Friday, April 03, 2009

Visualization Literacy

Bommarito and Katz’s visualization of Senate campaign contributions is a wonderful demonstration of the potential for making large amounts of government information accessible.

Having focused successively on campaigns to improve literacy, then media literacy, then design literacy, compelling work like this suggests that the time may soon come for "visualization literacy": the skills a citizen needs to evaluate the information presented via data visualizations.

Maps are a long-established visualization tool. They may purport to be value neutral, but of course are not. Depending on who’s paying, some maps show churches, and others show hotels. Every map embodies decisions to show some things and hide others, which means that every map is trying to persuade us to see the world in a certain way.

In the same way, more recent data visualizations have a more or less hidden agenda by virtue of their choices of what to show, and how to show it.

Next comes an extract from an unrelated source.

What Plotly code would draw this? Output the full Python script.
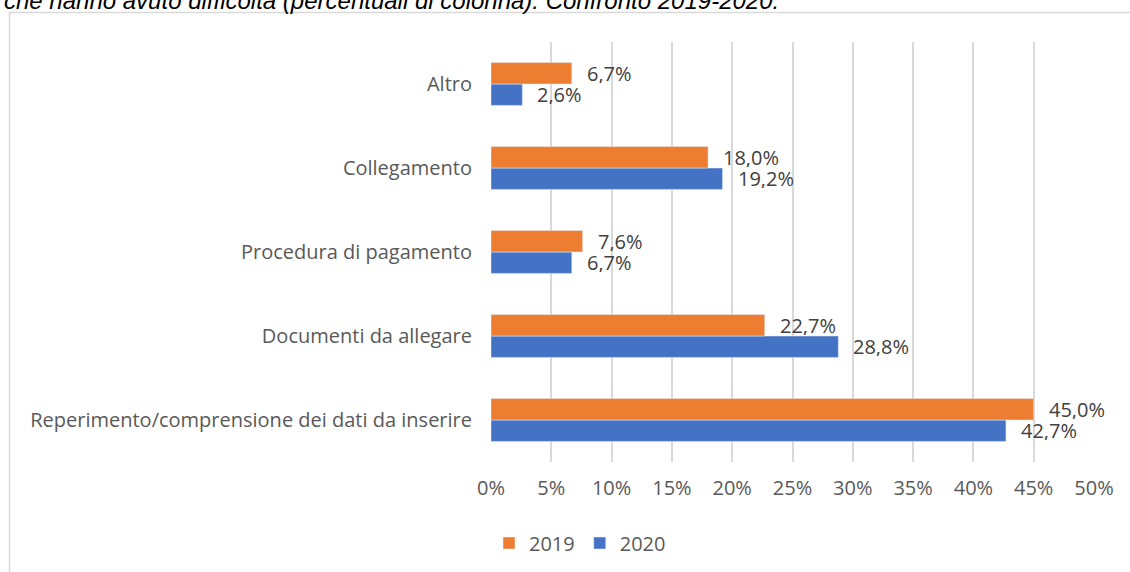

Looking deeper, the data being visualized is itself a subset of all possible information, and its collection is based on a model of the world that entails various biases. Data has an agenda, not only in what was collected, but in how it was gathered, and how it is categorized.

Finally, the interface that one has to use to access the data ("interface" as the set of commands and messages, not the visuals) has an agenda. If software code implements an architecture, as Larry Lessig would have it, then the code interfaces place bounds on the architecture. Even if all data were accessible with a given interface, some things will always be easier to do than others. This biases not only the data that is represented, but also the ways in which it is represented.

Information at every level – from data selection, to interface calls, to visualization – comes with an agenda. By the “if I can imagine it, it’s already been done” rule, seminars in the semiotics of visualization have surely already sprung up.

Update 4 May 2009:

Courtesy SiliconValley.com, here's a recent example of how maps carry meaning: Historical maps of Japan from Berkeley's East Asian Library collection that were offered as layers that could applied in Google Earth have had to be sanitized to remove references to burakumin villages. David Rumsey, who oversees the Berkeley collection, acknowledged, "We tend to think of maps as factual, like a satellite picture, but maps are never neutral; they always have a certain point of view."